Now that is, as we all know, difficult in the world of EICR's. One reason is that the installations that we inspect are various types, sizes and complexities. Also different ages, carried out to different editions of the regulations, etc. We also have to inspect installations as we find them at that point in time, and give consideration to how they are being used at that time, etc. So it's not easy to have a one size fits all solution.

We have various guidance for trade organisations, guidance notes, etc. There are books specific to periodic inspections as well as general inspections. They all give you things to think about. I would like to read a book dedicated to the inspection process of an EICR that address various scenarios and discusses the associated risk for different situations. So it might consider why the same non compliance might be a C2 or a C3 depending on circumstances. But as there is no book like that, we can discuss it on here instead.
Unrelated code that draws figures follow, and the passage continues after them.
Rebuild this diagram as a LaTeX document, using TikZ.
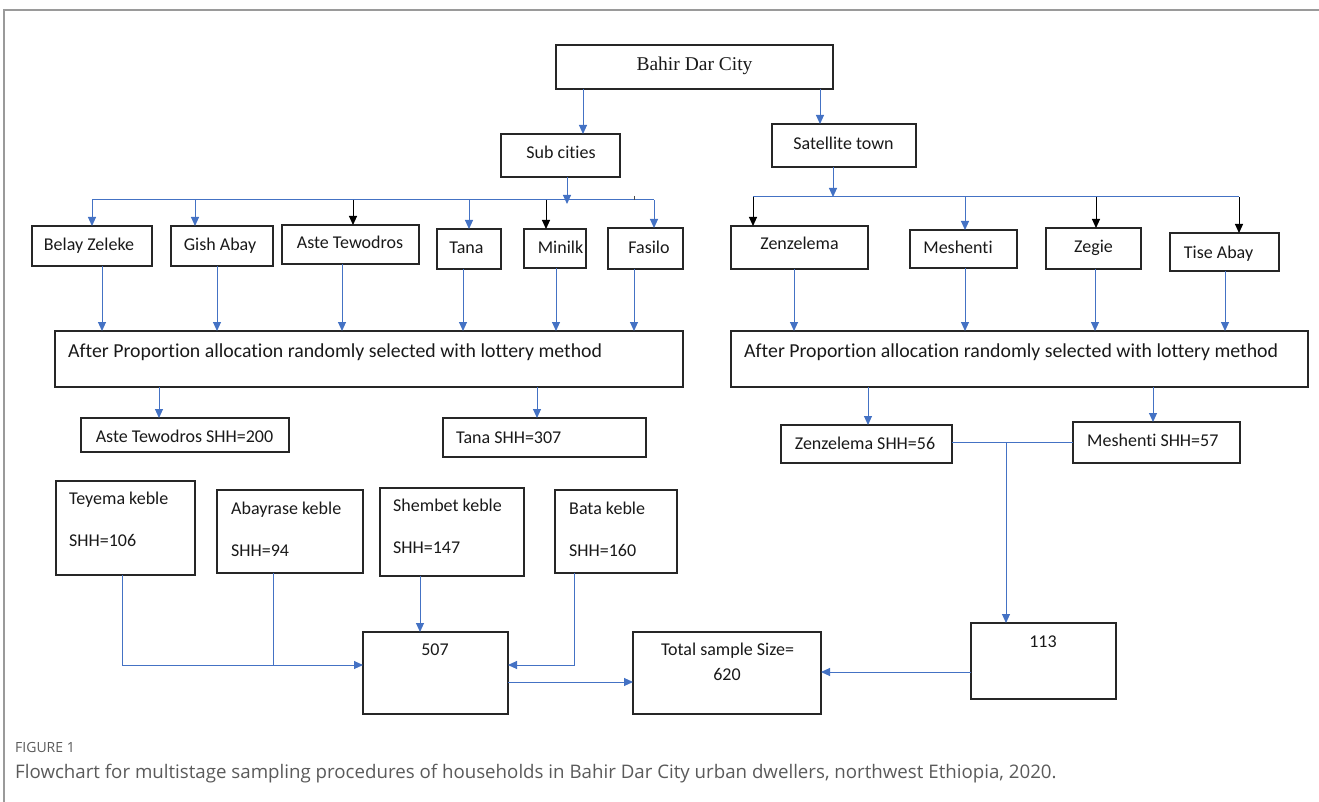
\documentclass[tikz,border=0pt]{standalone}
\usepackage{fontspec}
\setmainfont{Carlito}[Ligatures=NoCommon]
\newfontfamily\serifface{Liberation Serif}
\newfontfamily\capface{Open Sans}
\usetikzlibrary{arrows.meta}
\definecolor{lineblue}{HTML}{4472C4}
\definecolor{capgray}{HTML}{5A5A5A}
\definecolor{framegray}{HTML}{9A9A9A}
\newcommand\mkbox[5]{\node[box,minimum width={(#4-#2)*1pt},minimum height={(#5-#3)*1pt}] (#1) at ({(#2+#4)/2},{(#3+#5)/2}) {};}
\begin{document}
\begin{tikzpicture}[x=1pt,y=-1pt,
  box/.style={draw=black!85,line width=1.4pt,inner sep=0pt,outer sep=0pt},
  txt/.style={inner sep=0pt,text height=11.5pt,text depth=0pt,font=\fontsize{18}{21}\selectfont,text=black!90},
  tl/.style={txt,anchor=west},
  big/.style={font=\fontsize{19.8}{23}\selectfont,text height=12.7pt},
  arr/.style={-{Triangle[length=9pt,width=8pt]}},
  blu/.style={draw=lineblue,line width=1pt,arr},
  blk/.style={draw=black,line width=1pt,arr},
  bln/.style={draw=lineblue,line width=1pt},
  capt/.style={inner sep=0pt,anchor=west,text=capgray,text depth=0pt}
  ]
\useasboundingbox (0,0) rectangle (1319,802);
% frame
\draw[framegray,line width=1.5pt] (4,802) -- (4,10) -- (1319,10);

% boxes
\mkbox{city}{556}{45}{833}{89}
\mkbox{sub}{501}{134}{620}{177}
\mkbox{sat}{772}{124}{916}{167}
\mkbox{belay}{32}{226}{152}{266}
\mkbox{gish}{171}{226}{273}{266}
\mkbox{aste}{282}{225}{419}{264}
\mkbox{tana}{437}{229}{501}{269}
\mkbox{minilk}{524}{229}{586}{268}
\mkbox{fasilo}{608}{228}{683}{269}
\mkbox{zenz}{731}{226}{868}{269}
\mkbox{mesh}{910}{230}{1017}{268}
\mkbox{zegie}{1046}{228}{1141}{269}
\mkbox{tise}{1170}{233}{1279}{271}
\mkbox{allocL}{55}{331}{683}{387}
\mkbox{allocR}{731}{331}{1308}{387}
\mkbox{asteS}{81}{418}{289}{452}
\mkbox{tanaS}{443}{418}{646}{457}
\mkbox{teyema}{56}{481}{195}{575}
\mkbox{abay}{217}{490}{363}{573}
\mkbox{shembet}{380}{488}{524}{576}
\mkbox{bata}{555}{490}{677}{573}
\mkbox{zenzS}{781}{425}{952}{463}
\mkbox{meshS}{1073}{422}{1240}{463}
\mkbox{n507}{363}{632}{508}{714}
\mkbox{total}{633}{632}{821}{714}
\mkbox{n113}{971}{623}{1116}{699}

% texts
\node[txt,font=\serifface\fontsize{19.5}{22}\selectfont,text height=12.9pt] (t-city) at (694.5,64) {Bahir Dar City};
\node[txt] (t-sub) at (561,153) {Sub cities};
\node[txt] (t-sat) at (843.5,143.5) {Satellite town};
\node[txt] (t-belay) at (89,245) {Belay Zeleke};
\node[txt] (t-gish) at (220,245) {Gish Abay};
\node[txt] (t-aste) at (350,243) {Aste Tewodros};
\node[txt] (t-tana) at (466.5,248) {Tana};
\node[txt] (t-minilk) at (560.5,248) {Minilk};
\node[txt] (t-fasilo) at (649,247.5) {Fasilo};
\node[txt] (t-zenz) at (799.5,243.5) {Zenzelema};
\node[txt] (t-mesh) at (958,248) {Meshenti};
\node[txt] (t-zegie) at (1093.5,247) {Zegie};
\node[txt] (t-tise) at (1218.5,253) {Tise Abay};
\node[tl,big] (t-allocL) at (68,351) {After Proportion allocation randomly selected with lottery method};
\node[tl,big] (t-allocR) at (744,351) {After Proportion allocation randomly selected with lottery method};
\node[txt] (t-asteS) at (184.5,436.5) {Aste Tewodros SHH=200};
\node[tl] (t-tanaS) at (456,438) {Tana SHH=307};
\node[tl] (t-teyema1) at (69,499) {Teyema keble};
\node[tl] (t-teyema2) at (69,541) {SHH=106};
\node[tl] (t-abay1) at (231,508.5) {Abayrase keble};
\node[tl] (t-abay2) at (231,551) {SHH=94};
\node[tl] (t-shembet1) at (393,506) {Shembet keble};
\node[tl] (t-shembet2) at (393,548) {SHH=147};
\node[tl] (t-bata1) at (569,508.5) {Bata keble};
\node[tl] (t-bata2) at (569,551) {SHH=160};
\node[txt] (t-zenzS) at (865,443.5) {Zenzelema SHH=56};
\node[tl] (t-meshS) at (1087,440.5) {Meshenti SHH=57};
\node[txt] (t-507) at (435,649.5) {507};
\node[txt] (t-total1) at (727.5,650) {Total sample Size=};
\node[txt] (t-total2) at (727,675) {620};
\node[txt] (t-113) at (1043,642) {113};

% column / row helpers
\foreach \x in {92,102,122,159,195,217,273,342,353,420,463,469,537,546,556,567,574,583,634,654,753,794,820,833,868,965,1006,1095,1096,1153,1225,1239}
  \coordinate (k\x) at (\x,0);
\coordinate (rowL) at (0,200);
\coordinate (rowR) at (0,197);
\coordinate (row442) at (0,442);
\coordinate (row665) at (0,665);
\coordinate (row672) at (0,672);
\coordinate (row682) at (0,682);

% top level
\draw[blu] (city.south -| k583) -- (sub.north -| k583);
\draw[blu] (city.south -| k820) -- (sat.north -| k820);

% sub cities fan
\draw[bln] (rowL -| k92) -- (rowL -| k654);
\draw[blu] (sub.south -| k567) -- ([yshift=-4pt]rowL -| k567);
\draw[black!70,line width=0.6pt] ([yshift=4pt]rowL -| k634) -- (rowL -| k634);
\draw[blu] (rowL -| k92) -- (belay.north -| k92);
\draw[blu] (rowL -| k195) -- (gish.north -| k195);
\draw[blk] (rowL -| k353) -- (aste.north -| k353);
\draw[blu] (rowL -| k469) -- (tana.north -| k469);
\draw[blk] (rowL -| k546) -- (minilk.north -| k546);
\draw[blu] (rowL -| k654) -- (fasilo.north -| k654);

% satellite fan
\draw[bln] (rowR -| k753) -- (rowR -| k1239);
\draw[blu] (sat.south -| k833) -- (rowR -| k833);
\draw[blk] (rowR -| k753) -- (zenz.north -| k753);
\draw[blu] (rowR -| k965) -- (mesh.north -| k965);
\draw[blk] (rowR -| k1096) -- (zegie.north -| k1096);
\draw[blk] (rowR -| k1239) -- (tise.north -| k1239);

% to allocation boxes
\draw[blu] (belay.south -| k102) -- (allocL.north -| k102);
\draw[blu] (gish.south -| k217) -- (allocL.north -| k217);
\draw[blu] (aste.south -| k342) -- (allocL.north -| k342);
\draw[blu] (tana.south -| k463) -- (allocL.north -| k463);
\draw[blu] (minilk.south -| k556) -- (allocL.north -| k556);
\draw[blu] (fasilo.south -| k634) -- (allocL.north -| k634);
\draw[blu] (zenz.south -| k794) -- (allocR.north -| k794);
\draw[blu] (mesh.south -| k965) -- (allocR.north -| k965);
\draw[blu] (zegie.south -| k1095) -- (allocR.north -| k1095);
\draw[blu] (tise.south -| k1225) -- (allocR.north -| k1225);

% allocation results
\draw[blu] (allocL.south -| k159) -- (asteS.north -| k159);
\draw[blu] (allocL.south -| k537) -- (tanaS.north -| k537);
\draw[blu] (allocR.south -| k868) -- (zenzS.north -| k868);
\draw[blu] (allocR.south -| k1153) -- (meshS.north -| k1153);

% satellite totals
\draw[bln] (zenzS.east |- row442) -- (meshS.west |- row442);
\draw[blu] (row442 -| k1006) -- (n113.north -| k1006);

% kebeles to 507
\draw[blu] (teyema.south -| k122) |- (n507.west |- row665);
\draw[bln] (abay.south -| k273) -- (row665 -| k273);
\draw[blu] (shembet.south -| k420) -- (n507.north -| k420);
\draw[blu] (bata.south -| k574) |- (n507.east |- row665);

% totals
\draw[blu] (n507.east |- row682) -- (total.west |- row682);
\draw[blu] (n113.west |- row672) -- (total.east |- row672);

% caption
\node[capt,font=\capface\fontsize{14}{16}\selectfont,text height=10pt] (figlabel) at (15,747) {FIGURE 1};
\node[capt,font=\capface\fontsize{18.7}{21}\selectfont,text height=13.3pt] (caption) at (15,772) {Flowchart for multistage sampling procedures of households in Bahir Dar City urban dwellers, northwest Ethiopia, 2020.};
\end{tikzpicture}
\end{document}
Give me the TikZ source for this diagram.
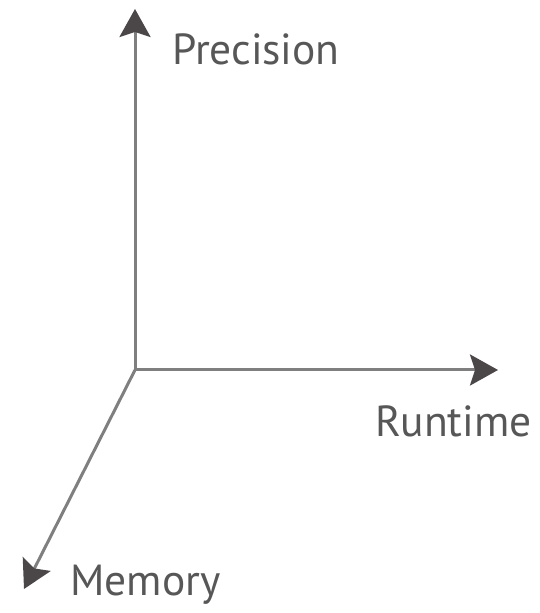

We don't have to fall out, just talk it through.

Regarding model forms; well Lyle has posted several times saying he has designed his own. That inspired me to do likewise. Now if I decide I want bits of information that are on the NICEIC model forms, I include that. If I don't , then I omit it so that it is more in line with the IET form. The model test result sheet is used to cover initial verification and EICR's. That doesn't mean you have to use that form. Mine have what I want on them; and I change them to suit the circumstances. Dead easy, only took me about 100 hours to put them together!

Must go and turn my oven off before my cottage pie I have made burns the cheese on the top!